Evasterias troschelii (Stimpson, 1862)
Common name(s): Mottled star. False ochre sea star; Troschell's true star
|Evasterias troschelii subtidal from Sares Head, WA. Ruler is 6 inches|
|(Photo by: Dave Cowles, July 2001)|
How to Distinguish from Similar Species: Small individuals look somewhat like a Pisaster ochraceous or P. brevispinus, but this species has longer rays in proportion to its central disk and the rays narrow before they meet the central disk, and the aboral ossicles are not arranged in a clustering network.
Geographical Range: Pribilof Islands, Alaska to Monterey Bay, CA; Kamchatka. Uncommon south of Puget Sound. This is the most abundant large, intertidal star in the Juneau area.
Depth Range: Low intertidal and subtidal to 70 m. Mostly subtidal in the Rosario area (abundant in eelgrass).

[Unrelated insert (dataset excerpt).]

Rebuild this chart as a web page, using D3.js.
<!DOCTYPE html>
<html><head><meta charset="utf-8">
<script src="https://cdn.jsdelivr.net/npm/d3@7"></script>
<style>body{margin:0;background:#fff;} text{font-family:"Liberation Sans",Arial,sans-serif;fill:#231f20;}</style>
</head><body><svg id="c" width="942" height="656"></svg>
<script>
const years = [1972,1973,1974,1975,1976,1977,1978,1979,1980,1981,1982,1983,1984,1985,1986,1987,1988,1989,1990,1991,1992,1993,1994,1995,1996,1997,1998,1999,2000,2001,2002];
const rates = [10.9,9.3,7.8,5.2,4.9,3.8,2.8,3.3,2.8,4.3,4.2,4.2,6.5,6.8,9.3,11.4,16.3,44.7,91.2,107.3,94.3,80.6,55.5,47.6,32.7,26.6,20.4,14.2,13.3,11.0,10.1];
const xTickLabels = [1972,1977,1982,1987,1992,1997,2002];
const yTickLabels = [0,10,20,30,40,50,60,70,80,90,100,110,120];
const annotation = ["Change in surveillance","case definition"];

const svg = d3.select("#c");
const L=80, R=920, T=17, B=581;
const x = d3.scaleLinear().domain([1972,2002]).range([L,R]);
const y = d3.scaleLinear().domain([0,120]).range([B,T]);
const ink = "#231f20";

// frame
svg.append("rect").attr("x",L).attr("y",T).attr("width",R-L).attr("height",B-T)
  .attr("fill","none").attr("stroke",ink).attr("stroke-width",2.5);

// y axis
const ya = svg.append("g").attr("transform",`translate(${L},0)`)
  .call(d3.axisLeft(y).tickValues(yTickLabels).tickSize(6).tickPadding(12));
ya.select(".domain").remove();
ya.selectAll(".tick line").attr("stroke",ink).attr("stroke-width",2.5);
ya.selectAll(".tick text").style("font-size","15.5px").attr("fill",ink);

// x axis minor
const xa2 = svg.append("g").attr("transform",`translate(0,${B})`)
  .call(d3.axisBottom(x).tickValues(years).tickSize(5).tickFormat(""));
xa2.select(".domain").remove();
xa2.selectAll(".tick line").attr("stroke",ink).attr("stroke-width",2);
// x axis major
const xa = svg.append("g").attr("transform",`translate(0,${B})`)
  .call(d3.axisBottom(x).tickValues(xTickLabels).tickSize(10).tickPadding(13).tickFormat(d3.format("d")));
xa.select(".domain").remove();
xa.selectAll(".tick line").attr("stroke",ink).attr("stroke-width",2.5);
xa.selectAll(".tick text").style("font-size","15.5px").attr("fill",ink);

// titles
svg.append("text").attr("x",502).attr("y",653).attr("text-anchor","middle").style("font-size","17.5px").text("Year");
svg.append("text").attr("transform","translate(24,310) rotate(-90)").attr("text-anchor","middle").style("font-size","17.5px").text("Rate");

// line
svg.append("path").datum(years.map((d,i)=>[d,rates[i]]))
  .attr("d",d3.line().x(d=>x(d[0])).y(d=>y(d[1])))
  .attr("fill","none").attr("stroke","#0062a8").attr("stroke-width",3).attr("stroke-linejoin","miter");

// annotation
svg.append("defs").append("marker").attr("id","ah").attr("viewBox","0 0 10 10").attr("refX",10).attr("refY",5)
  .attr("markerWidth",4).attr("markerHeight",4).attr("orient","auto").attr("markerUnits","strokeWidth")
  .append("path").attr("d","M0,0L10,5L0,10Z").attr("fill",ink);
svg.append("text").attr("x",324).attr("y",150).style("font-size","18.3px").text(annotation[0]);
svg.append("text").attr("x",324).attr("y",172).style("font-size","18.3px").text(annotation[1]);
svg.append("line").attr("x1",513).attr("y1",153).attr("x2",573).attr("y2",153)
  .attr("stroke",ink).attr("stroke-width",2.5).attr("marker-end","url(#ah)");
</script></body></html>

Habitat: On rocks and cobbles (occasionally sand); sometimes on docks and pilings. More abundant intertidally in protected areas than along the open coast.
Biology/Natural History: Feeds on a variety of animals--bivalves, limpets, snails, brachiopods, barnacles, and tunicates. Can evert its stomach (up to a distance equal to half the length of a ray). Several limpets exhibit escape responses from this species. May have a symbiotic scaleworm (Arctonoe fragilis) living in the ambulacral groove or on the body surface (photo). In Alaska one can often find the young of the Alaska King Crab (Paralithodes camtschaticus) nestled between the rays of this seastar. Predators include gulls (especially in Alaska where they are common intertidally), Solaster dawsoni,and Pycnopodia helianthoides; and attacks by the rose star Crossaster papposus and by Alaska King Crab Paralithodes camtschaticus have been observed. Tolerant of reduced salinities down to 20 ppt.

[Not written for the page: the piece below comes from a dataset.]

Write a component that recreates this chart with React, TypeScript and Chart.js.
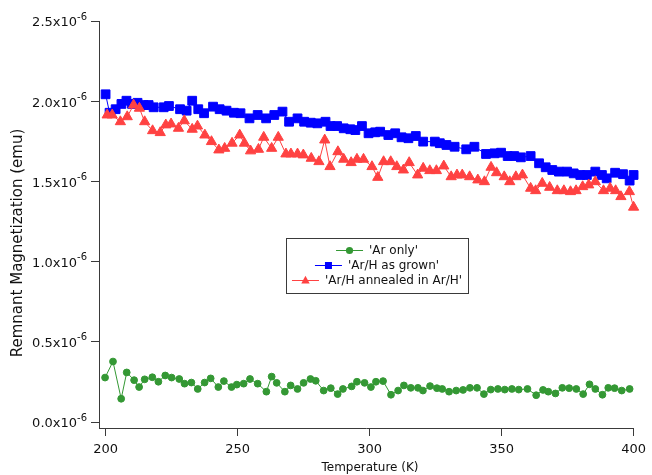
import React, { useEffect, useRef } from 'react';
import { Chart, registerables } from 'chart.js';

Chart.register(...registerables);

// Values in units of 1e-6 emu, temperature in K
const xTicks = [200, 250, 300, 350, 400];
const yTicks = [0, 0.5, 1.0, 1.5, 2.0, 2.5];
const yTickExponent = '-6';
const xTitle = 'Temperature (K)';
const yTitle = 'Remnant Magnetization (emu)';
const seriesNames = ["'Ar only'", "'Ar/H as grown'", "'Ar/H annealed in Ar/H'"];

const arOnly: [number, number][] = [
  [199.8, 0.277], [202.8, 0.377], [205.9, 0.145], [208.0, 0.309], [210.8, 0.261], [212.7, 0.218],
  [214.8, 0.266], [217.7, 0.279], [220.0, 0.251], [222.6, 0.29], [225.0, 0.277], [227.9, 0.268],
  [229.9, 0.239], [232.5, 0.246], [234.9, 0.206], [237.5, 0.246], [239.8, 0.272], [242.7, 0.218],
  [244.8, 0.255], [247.7, 0.218], [249.7, 0.233], [252.3, 0.239], [254.7, 0.268], [257.6, 0.239],
  [260.9, 0.189], [262.9, 0.283], [264.8, 0.244], [267.9, 0.189], [270.1, 0.228], [272.7, 0.206],
  [275.0, 0.244], [277.6, 0.268], [279.6, 0.257], [282.6, 0.196], [285.3, 0.211], [287.9, 0.174],
  [289.9, 0.206], [293.2, 0.222], [295.2, 0.251], [298.1, 0.244], [300.5, 0.218], [302.4, 0.251],
  [305.1, 0.255], [308.1, 0.17], [310.8, 0.196], [313.0, 0.228], [315.6, 0.213], [318.3, 0.213],
  [320.2, 0.196], [322.9, 0.224], [325.5, 0.211], [327.5, 0.206], [330.1, 0.189], [332.8, 0.196],
  [335.4, 0.2], [338.0, 0.213], [340.7, 0.213], [343.3, 0.174], [345.9, 0.202], [348.6, 0.206],
  [351.2, 0.202], [353.9, 0.206], [356.5, 0.202], [359.8, 0.206], [363.1, 0.167], [365.7, 0.2],
  [367.7, 0.189], [370.4, 0.178], [373.0, 0.213], [375.6, 0.211], [378.3, 0.206], [380.9, 0.174],
  [383.3, 0.235], [385.5, 0.206], [388.2, 0.17], [390.4, 0.213], [392.8, 0.211], [395.5, 0.196],
  [398.5, 0.206],
];

const arHGrown: [number, number][] = [
  [200.0, 2.043], [201.5, 1.928], [203.8, 1.95], [206.0, 1.983], [207.9, 2.003], [210.0, 1.983],
  [212.1, 1.99], [214.4, 1.976], [216.3, 1.976], [218.2, 1.962], [222.0, 1.962], [224.0, 1.97],
  [228.2, 1.95], [230.7, 1.941], [232.8, 2.003], [235.1, 1.95], [237.3, 1.925], [240.7, 1.966],
  [243.2, 1.95], [245.8, 1.941], [248.6, 1.928], [251.1, 1.925], [254.5, 1.893], [257.6, 1.914],
  [260.8, 1.893], [263.9, 1.914], [267.0, 1.935], [269.5, 1.872], [272.7, 1.893], [275.2, 1.872],
  [277.7, 1.866], [280.2, 1.862], [283.3, 1.872], [285.2, 1.845], [287.7, 1.845], [290.2, 1.831],
  [292.7, 1.825], [294.6, 1.82], [297.1, 1.845], [299.6, 1.8], [302.1, 1.806], [304.0, 1.81],
  [307.1, 1.789], [309.7, 1.8], [312.1, 1.775], [314.7, 1.769], [317.5, 1.783], [320.3, 1.748],
  [324.7, 1.748], [326.6, 1.738], [329.1, 1.727], [332.2, 1.716], [336.6, 1.7], [339.7, 1.716],
  [344.1, 1.671], [347.3, 1.675], [349.8, 1.679], [352.3, 1.658], [354.8, 1.658], [357.3, 1.65],
  [361.0, 1.658], [364.2, 1.613], [366.7, 1.588], [369.2, 1.571], [371.7, 1.561], [374.8, 1.561],
  [377.3, 1.55], [379.8, 1.54], [382.3, 1.54], [385.5, 1.561], [388.0, 1.54], [389.8, 1.519],
  [393.0, 1.554], [396.0, 1.545], [398.5, 1.505], [400.0, 1.54],
];

const arHAnnealed: [number, number][] = [
  [200.6, 1.914], [202.5, 1.914], [205.6, 1.872], [208.2, 1.903], [210.6, 1.976], [212.8, 1.956],
  [214.8, 1.872], [217.8, 1.816], [220.7, 1.804], [222.8, 1.852], [224.8, 1.858], [227.6, 1.831],
  [229.8, 1.878], [232.8, 1.825], [234.8, 1.845], [237.6, 1.789], [240.1, 1.748], [242.9, 1.696],
  [245.1, 1.706], [247.9, 1.738], [250.8, 1.789], [252.6, 1.738], [254.9, 1.69], [257.9, 1.7],
  [259.9, 1.775], [262.9, 1.706], [265.4, 1.775], [268.3, 1.671], [270.2, 1.671], [272.7, 1.671],
  [274.9, 1.665], [277.9, 1.644], [280.8, 1.623], [283.0, 1.758], [285.0, 1.592], [288.0, 1.685],
  [290.2, 1.638], [293.0, 1.617], [295.2, 1.638], [297.7, 1.638], [300.9, 1.592], [303.1, 1.525],
  [305.3, 1.623], [308.0, 1.623], [310.3, 1.592], [312.8, 1.571], [315.0, 1.617], [318.2, 1.54],
  [320.3, 1.582], [322.8, 1.567], [325.3, 1.567], [328.1, 1.596], [330.9, 1.529], [333.1, 1.54],
  [335.1, 1.54], [337.9, 1.529], [341.0, 1.509], [343.5, 1.498], [346.0, 1.588], [348.1, 1.554],
  [351.0, 1.529], [353.1, 1.498], [355.4, 1.529], [357.9, 1.54], [361.0, 1.457], [362.9, 1.442],
  [365.4, 1.488], [368.2, 1.463], [371.1, 1.442], [373.6, 1.442], [376.1, 1.436], [378.2, 1.442],
  [380.7, 1.467], [383.0, 1.478], [385.5, 1.498], [388.6, 1.442], [391.1, 1.457], [393.2, 1.442],
  [395.2, 1.405], [398.4, 1.436], [400.0, 1.339],
];

const GREEN = 'rgb(52,152,52)';
const BLUE = 'rgb(0,0,255)';
const RED = 'rgb(255,66,66)';
const AXIS = '#3a3a3a';
const TEXT = '#111';
const FONT = '"DejaVu Sans", sans-serif';

const colors = [GREEN, BLUE, RED];
const styles = ['circle', 'rect', 'triangle'];

function drawMarker(ctx: CanvasRenderingContext2D, style: string, x: number, y: number, s: number) {
  ctx.beginPath();
  if (style === 'circle') {
    ctx.arc(x, y, s, 0, Math.PI * 2);
  } else if (style === 'rect') {
    ctx.rect(x - s, y - s, 2 * s, 2 * s);
  } else {
    ctx.moveTo(x, y - s * 1.15);
    ctx.lineTo(x + s, y + s * 0.7);
    ctx.lineTo(x - s, y + s * 0.7);
    ctx.closePath();
  }
  ctx.fill();
}

const decorPlugin = {
  id: 'decor',
  afterDraw(chart: any) {
    const ctx: CanvasRenderingContext2D = chart.ctx;
    const yScale = chart.scales.y;
    ctx.save();
    ctx.fillStyle = TEXT;

    // y tick labels with superscript exponent
    const labelRight = yScale.right - 12;
    yTicks.forEach((v) => {
      const py = yScale.getPixelForValue(v);
      ctx.textAlign = 'right';
      ctx.textBaseline = 'middle';
      ctx.font = `10px ${FONT}`;
      const ew = ctx.measureText(yTickExponent).width;
      ctx.fillText(yTickExponent, labelRight, py - 4);
      ctx.font = `13px ${FONT}`;
      ctx.fillText(`${v.toFixed(1)}x10`, labelRight - ew, py + 2);
    });

    // y-axis title
    ctx.font = `15px ${FONT}`;
    ctx.textAlign = 'center';
    ctx.textBaseline = 'middle';
    ctx.save();
    ctx.translate(18, 243);
    ctx.rotate(-Math.PI / 2);
    ctx.fillText(yTitle, 0, 0);
    ctx.restore();
    // x-axis title
    ctx.font = `12px ${FONT}`;
    ctx.fillText(xTitle, 370, 468);

    // legend box
    const bx = 286, by = 238, bw = 182, bh = 55;
    ctx.fillStyle = '#fff';
    ctx.fillRect(bx, by, bw, bh);
    ctx.strokeStyle = AXIS;
    ctx.lineWidth = 1;
    ctx.strokeRect(bx + 0.5, by + 0.5, bw, bh);
    ctx.font = `12px ${FONT}`;
    ctx.textAlign = 'left';
    const cx = bx + bw / 2;
    const rows = [250, 265, 280];
    const symW = 27, gap = 6;
    const sizes = [3.6, 3.5, 4.2];
    seriesNames.forEach((name, i) => {
      const tw = ctx.measureText(name).width;
      const start = cx - (symW + gap + tw) / 2;
      const y = rows[i];
      ctx.strokeStyle = colors[i];
      ctx.beginPath();
      ctx.moveTo(start, y + 0.5);
      ctx.lineTo(start + symW, y + 0.5);
      ctx.stroke();
      ctx.fillStyle = colors[i];
      drawMarker(ctx, styles[i], start + symW / 2, y + 0.5, sizes[i]);
      ctx.fillStyle = TEXT;
      ctx.fillText(name, start + symW + gap, y + 1);
    });
    ctx.restore();
  },
};

export default function App() {
  const ref = useRef<HTMLCanvasElement | null>(null);

  useEffect(() => {
    document.body.style.margin = '0';
    const canvas = ref.current;
    if (!canvas) return;
    const mk = (data: [number, number][], i: number, r: number, order: number) => ({
      label: seriesNames[i],
      data: data.map(([x, y]) => ({ x, y })),
      borderColor: colors[i],
      backgroundColor: colors[i],
      pointBackgroundColor: colors[i],
      pointBorderColor: colors[i],
      pointBorderWidth: 1,
      pointStyle: styles[i],
      pointRadius: r,
      borderWidth: 1,
      tension: 0,
      clip: false,
      order,
    });
    const chart = new Chart(canvas, {
      type: 'line',
      data: {
        datasets: [
          mk(arOnly, 0, 3.4, 3),
          mk(arHGrown, 1, 6.2, 2),
          mk(arHAnnealed, 2, 5.9, 1),
        ] as any,
      },
      options: {
        responsive: false,
        animation: false,
        events: [],
        layout: { padding: { top: 21, right: 15, bottom: 0, left: 0 } },
        plugins: { legend: { display: false }, tooltip: { enabled: false } },
        scales: {
          x: {
            type: 'linear',
            min: 197.5,
            max: 400,
            afterBuildTicks: (s: any) => { s.ticks = xTicks.map((v) => ({ value: v })); },
            afterFit: (s: any) => { s.height = 47; },
            grid: { drawOnChartArea: false, drawTicks: true, tickLength: 8, tickColor: AXIS, tickWidth: 1 },
            border: { color: AXIS, width: 1 },
            ticks: { color: TEXT, font: { family: FONT, size: 13 }, padding: 6, maxRotation: 0, autoSkip: false },
          },
          y: {
            type: 'linear',
            min: -0.0374,
            max: 2.5,
            afterBuildTicks: (s: any) => { s.ticks = yTicks.map((v) => ({ value: v })); },
            afterFit: (s: any) => { s.width = 99; },
            grid: { drawOnChartArea: false, drawTicks: true, tickLength: 8, tickColor: AXIS, tickWidth: 1 },
            border: { color: AXIS, width: 1 },
            ticks: { display: false },
          },
        },
      } as any,
      plugins: [decorPlugin],
    });
    return () => chart.destroy();
  }, []);

  return (
    <div style={{ width: 652, height: 475 }}>
      <canvas ref={ref} width={652} height={475} style={{ display: 'block' }} />
    </div>
  );
}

Gotshall and Laurent, 1979
Morris et al., 1980
O'Clair and O'Clair, 1998
Mauzey, K.P., C. Birkeland, and P.K. Dayton, 1968. Feeding behavior of asteroids and escape responses of their prey in the Puget Sound region. Ecology 49: 603-619
This species is commonly found off Sares Head.
Another individual, with three symbiotic Arctonoe sp scaleworms attached. Ruler is 1 foot (30 cm). Photo by Dave Cowles, July 2005
The aboral surface has large spines (1-2 mm long) arranged singly. Smaller spines and pedicellariae are arranged in circles around the large spines.

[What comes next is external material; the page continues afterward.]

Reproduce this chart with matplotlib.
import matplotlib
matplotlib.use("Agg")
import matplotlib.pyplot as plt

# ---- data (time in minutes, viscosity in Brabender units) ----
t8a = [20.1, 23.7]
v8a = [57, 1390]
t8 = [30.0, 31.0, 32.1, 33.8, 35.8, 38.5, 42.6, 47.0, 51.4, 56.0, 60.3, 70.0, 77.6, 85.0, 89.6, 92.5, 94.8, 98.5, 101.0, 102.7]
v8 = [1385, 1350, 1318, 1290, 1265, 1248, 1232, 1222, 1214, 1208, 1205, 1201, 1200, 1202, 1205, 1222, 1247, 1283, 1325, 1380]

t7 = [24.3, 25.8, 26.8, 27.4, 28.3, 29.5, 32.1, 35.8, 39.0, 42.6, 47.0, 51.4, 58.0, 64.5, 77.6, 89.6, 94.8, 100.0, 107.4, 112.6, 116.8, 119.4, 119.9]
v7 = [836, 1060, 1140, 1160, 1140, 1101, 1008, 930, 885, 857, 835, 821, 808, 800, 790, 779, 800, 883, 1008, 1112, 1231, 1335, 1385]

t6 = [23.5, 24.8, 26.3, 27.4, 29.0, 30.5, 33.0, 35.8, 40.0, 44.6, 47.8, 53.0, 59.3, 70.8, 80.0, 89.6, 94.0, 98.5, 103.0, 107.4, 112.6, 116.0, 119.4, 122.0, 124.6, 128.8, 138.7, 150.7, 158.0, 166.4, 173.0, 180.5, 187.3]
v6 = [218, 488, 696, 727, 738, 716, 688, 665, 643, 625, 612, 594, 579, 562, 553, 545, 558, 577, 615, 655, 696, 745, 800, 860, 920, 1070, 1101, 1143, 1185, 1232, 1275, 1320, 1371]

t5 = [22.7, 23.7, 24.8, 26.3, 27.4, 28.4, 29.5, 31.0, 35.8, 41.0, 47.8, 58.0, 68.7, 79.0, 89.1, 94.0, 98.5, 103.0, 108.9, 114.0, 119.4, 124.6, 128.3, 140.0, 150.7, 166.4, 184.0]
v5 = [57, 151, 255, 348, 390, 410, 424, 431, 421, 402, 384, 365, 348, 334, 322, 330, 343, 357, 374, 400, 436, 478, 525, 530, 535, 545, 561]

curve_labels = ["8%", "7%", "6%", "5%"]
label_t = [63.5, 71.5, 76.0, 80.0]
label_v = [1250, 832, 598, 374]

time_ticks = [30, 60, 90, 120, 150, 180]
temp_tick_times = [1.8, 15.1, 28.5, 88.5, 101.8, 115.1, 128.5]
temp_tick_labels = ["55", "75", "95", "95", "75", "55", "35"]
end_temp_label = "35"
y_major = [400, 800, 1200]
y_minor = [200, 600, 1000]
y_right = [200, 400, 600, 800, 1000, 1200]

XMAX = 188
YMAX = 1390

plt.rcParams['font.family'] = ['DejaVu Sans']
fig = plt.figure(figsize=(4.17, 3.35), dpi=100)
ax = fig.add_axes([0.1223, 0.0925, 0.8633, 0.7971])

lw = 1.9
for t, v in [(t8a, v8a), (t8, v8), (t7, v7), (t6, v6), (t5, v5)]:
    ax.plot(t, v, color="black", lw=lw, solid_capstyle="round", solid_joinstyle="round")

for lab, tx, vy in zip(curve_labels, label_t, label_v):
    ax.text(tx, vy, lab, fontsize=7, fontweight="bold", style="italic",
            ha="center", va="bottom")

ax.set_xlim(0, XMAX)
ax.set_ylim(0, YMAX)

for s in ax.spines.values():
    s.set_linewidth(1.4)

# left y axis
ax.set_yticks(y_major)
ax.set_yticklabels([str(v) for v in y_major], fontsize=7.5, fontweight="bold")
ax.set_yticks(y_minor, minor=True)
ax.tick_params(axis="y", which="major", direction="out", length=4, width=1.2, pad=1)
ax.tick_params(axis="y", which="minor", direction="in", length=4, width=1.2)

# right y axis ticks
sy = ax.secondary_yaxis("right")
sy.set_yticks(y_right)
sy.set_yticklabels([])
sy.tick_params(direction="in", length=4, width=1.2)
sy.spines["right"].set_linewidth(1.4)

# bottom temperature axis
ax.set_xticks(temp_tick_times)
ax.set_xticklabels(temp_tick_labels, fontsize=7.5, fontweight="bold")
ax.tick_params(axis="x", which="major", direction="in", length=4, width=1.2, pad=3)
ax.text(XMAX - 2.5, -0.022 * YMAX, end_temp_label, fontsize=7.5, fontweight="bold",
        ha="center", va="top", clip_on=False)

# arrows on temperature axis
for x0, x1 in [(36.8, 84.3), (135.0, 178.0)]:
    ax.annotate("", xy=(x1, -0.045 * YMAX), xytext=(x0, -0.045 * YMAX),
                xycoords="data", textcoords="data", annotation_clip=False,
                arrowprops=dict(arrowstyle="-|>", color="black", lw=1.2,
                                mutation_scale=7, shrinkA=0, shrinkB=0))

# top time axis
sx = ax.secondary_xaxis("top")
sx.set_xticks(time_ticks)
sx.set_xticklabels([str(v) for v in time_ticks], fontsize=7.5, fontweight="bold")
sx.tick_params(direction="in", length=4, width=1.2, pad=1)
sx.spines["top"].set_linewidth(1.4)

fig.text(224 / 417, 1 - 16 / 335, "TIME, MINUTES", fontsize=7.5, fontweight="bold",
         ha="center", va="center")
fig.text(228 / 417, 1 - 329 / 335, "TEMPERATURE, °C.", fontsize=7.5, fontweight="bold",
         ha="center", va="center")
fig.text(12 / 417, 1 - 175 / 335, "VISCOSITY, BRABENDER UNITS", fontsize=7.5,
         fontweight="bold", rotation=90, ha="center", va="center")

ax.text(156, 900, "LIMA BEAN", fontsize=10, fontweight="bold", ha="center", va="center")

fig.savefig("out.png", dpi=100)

Photo by Dave Cowles, July 2005
There are no large marginal plates on the rays. The stomach can be everted, as it was shortly before this photo. Photo by Dave Cowles, July 2005
This view of the aboral side of the central disk shows the networklike system of spiny ossicles. Photo by Dave Cowles, July 2008
The scaleworm Arctonoe fragilis is a common symbiont on this and other seastar species. Photo by Dave Cowles July 2005
This individual, with individual rays from 25-30 cm long, was collected by otter trawl from 75 m depth in San Juan Channel.